Take the lines from the beginning of the data below through the line holding "p1_err_b = [0, 0]" and return exactly those.

** begin Given material **

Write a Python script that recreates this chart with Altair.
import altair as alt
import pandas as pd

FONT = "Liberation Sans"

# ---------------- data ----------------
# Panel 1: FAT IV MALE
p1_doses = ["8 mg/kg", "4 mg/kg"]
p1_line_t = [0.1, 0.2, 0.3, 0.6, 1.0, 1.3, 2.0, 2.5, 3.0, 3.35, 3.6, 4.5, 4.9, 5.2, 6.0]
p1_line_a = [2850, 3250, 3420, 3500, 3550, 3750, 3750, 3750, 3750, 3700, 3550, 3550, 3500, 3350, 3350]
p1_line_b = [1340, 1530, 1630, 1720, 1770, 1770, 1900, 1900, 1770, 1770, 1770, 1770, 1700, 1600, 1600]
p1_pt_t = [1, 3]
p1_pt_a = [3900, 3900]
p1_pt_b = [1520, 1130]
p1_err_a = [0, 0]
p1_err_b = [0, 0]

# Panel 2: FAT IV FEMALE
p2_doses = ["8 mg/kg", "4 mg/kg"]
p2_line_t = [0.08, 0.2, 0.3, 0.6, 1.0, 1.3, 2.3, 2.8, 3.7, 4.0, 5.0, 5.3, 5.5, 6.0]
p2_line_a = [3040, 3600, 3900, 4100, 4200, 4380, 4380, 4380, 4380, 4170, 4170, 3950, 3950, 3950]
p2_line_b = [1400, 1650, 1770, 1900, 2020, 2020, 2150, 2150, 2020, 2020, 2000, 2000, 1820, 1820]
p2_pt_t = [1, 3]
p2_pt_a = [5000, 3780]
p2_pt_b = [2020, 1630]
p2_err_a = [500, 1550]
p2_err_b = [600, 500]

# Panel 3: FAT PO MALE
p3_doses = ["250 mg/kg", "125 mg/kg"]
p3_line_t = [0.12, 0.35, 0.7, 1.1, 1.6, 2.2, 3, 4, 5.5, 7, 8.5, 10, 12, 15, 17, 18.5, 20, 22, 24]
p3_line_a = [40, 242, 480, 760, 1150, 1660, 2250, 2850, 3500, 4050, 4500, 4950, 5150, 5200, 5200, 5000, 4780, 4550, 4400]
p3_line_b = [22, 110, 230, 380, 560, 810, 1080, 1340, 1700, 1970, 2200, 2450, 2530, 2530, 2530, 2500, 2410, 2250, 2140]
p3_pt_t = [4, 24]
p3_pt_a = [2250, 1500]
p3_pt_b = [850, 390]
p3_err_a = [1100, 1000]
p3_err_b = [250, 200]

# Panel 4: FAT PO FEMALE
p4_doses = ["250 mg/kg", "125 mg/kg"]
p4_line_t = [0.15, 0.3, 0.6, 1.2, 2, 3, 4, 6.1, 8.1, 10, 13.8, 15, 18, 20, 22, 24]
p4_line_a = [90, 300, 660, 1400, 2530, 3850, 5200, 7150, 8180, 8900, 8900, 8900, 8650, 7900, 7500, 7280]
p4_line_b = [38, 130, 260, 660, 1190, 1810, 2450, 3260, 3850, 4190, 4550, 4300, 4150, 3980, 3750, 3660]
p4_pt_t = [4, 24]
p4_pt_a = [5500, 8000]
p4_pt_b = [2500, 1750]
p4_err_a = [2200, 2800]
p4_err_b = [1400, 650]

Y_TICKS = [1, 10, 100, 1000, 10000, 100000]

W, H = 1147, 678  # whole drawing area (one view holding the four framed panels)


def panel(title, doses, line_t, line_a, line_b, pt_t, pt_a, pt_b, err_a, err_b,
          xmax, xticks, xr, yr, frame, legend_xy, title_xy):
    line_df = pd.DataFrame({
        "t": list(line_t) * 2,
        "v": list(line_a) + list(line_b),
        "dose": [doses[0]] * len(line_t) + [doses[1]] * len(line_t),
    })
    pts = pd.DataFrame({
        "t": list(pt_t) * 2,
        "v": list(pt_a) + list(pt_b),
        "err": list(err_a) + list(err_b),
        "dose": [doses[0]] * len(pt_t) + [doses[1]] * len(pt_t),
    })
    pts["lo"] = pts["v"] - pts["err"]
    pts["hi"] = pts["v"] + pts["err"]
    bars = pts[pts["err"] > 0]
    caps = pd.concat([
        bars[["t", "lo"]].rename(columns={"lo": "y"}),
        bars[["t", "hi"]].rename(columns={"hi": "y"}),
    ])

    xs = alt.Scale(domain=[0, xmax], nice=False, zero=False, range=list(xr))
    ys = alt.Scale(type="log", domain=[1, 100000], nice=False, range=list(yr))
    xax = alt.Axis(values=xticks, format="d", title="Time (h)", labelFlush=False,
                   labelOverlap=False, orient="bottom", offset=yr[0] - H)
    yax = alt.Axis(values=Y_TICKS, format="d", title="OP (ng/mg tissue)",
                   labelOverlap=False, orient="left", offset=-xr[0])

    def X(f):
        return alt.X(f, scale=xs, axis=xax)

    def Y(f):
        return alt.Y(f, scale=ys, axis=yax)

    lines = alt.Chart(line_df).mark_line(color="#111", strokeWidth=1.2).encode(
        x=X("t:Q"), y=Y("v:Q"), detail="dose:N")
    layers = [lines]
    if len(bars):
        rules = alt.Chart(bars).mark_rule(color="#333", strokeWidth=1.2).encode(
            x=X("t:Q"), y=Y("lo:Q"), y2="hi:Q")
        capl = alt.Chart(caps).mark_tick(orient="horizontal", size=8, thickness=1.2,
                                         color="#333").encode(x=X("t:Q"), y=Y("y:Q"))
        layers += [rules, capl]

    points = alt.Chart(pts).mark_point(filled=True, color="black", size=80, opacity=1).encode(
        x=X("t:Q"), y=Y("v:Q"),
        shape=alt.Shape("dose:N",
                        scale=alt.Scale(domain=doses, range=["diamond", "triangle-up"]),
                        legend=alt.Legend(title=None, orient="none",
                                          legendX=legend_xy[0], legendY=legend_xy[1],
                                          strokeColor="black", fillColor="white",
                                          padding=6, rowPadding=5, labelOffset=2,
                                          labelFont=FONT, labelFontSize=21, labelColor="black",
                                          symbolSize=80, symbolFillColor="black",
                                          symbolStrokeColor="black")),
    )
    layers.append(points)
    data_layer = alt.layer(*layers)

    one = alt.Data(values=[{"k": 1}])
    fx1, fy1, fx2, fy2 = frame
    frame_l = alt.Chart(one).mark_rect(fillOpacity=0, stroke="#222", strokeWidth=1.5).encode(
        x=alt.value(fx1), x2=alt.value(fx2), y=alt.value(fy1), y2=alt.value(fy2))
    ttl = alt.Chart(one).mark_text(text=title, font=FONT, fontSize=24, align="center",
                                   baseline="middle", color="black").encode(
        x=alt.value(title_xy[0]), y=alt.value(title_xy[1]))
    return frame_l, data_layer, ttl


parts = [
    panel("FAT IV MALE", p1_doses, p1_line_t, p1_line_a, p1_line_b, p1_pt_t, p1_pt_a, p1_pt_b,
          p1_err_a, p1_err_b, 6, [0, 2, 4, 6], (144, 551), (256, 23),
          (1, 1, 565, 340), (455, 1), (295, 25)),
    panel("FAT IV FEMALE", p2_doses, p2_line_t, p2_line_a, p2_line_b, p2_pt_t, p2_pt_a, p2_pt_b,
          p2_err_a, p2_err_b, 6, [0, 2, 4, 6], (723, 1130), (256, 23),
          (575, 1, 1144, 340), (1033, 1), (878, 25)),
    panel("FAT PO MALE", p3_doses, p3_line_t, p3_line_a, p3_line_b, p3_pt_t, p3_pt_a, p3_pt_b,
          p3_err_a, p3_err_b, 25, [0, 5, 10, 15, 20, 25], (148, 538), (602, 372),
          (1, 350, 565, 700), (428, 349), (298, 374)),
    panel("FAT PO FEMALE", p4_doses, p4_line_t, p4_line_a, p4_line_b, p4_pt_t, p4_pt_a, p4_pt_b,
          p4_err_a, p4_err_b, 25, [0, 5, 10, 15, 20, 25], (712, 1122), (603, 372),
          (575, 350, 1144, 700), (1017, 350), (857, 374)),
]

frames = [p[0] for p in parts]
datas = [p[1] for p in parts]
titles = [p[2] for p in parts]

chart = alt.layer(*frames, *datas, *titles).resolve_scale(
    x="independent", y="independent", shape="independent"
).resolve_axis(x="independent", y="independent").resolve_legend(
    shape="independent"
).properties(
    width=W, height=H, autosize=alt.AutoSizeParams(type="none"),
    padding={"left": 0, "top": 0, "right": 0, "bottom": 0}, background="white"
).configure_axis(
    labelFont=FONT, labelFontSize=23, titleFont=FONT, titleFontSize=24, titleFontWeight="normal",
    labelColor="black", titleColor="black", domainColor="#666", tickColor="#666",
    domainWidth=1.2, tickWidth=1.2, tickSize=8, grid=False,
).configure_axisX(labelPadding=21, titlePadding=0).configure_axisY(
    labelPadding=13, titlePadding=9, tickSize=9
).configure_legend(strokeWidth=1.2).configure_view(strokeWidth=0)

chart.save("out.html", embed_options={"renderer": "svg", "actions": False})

** end Given material **

Correct response:
Write a Python script that recreates this chart with Altair.
import altair as alt
import pandas as pd

FONT = "Liberation Sans"

# ---------------- data ----------------
# Panel 1: FAT IV MALE
p1_doses = ["8 mg/kg", "4 mg/kg"]
p1_line_t = [0.1, 0.2, 0.3, 0.6, 1.0, 1.3, 2.0, 2.5, 3.0, 3.35, 3.6, 4.5, 4.9, 5.2, 6.0]
p1_line_a = [2850, 3250, 3420, 3500, 3550, 3750, 3750, 3750, 3750, 3700, 3550, 3550, 3500, 3350, 3350]
p1_line_b = [1340, 1530, 1630, 1720, 1770, 1770, 1900, 1900, 1770, 1770, 1770, 1770, 1700, 1600, 1600]
p1_pt_t = [1, 3]
p1_pt_a = [3900, 3900]
p1_pt_b = [1520, 1130]
p1_err_a = [0, 0]
p1_err_b = [0, 0]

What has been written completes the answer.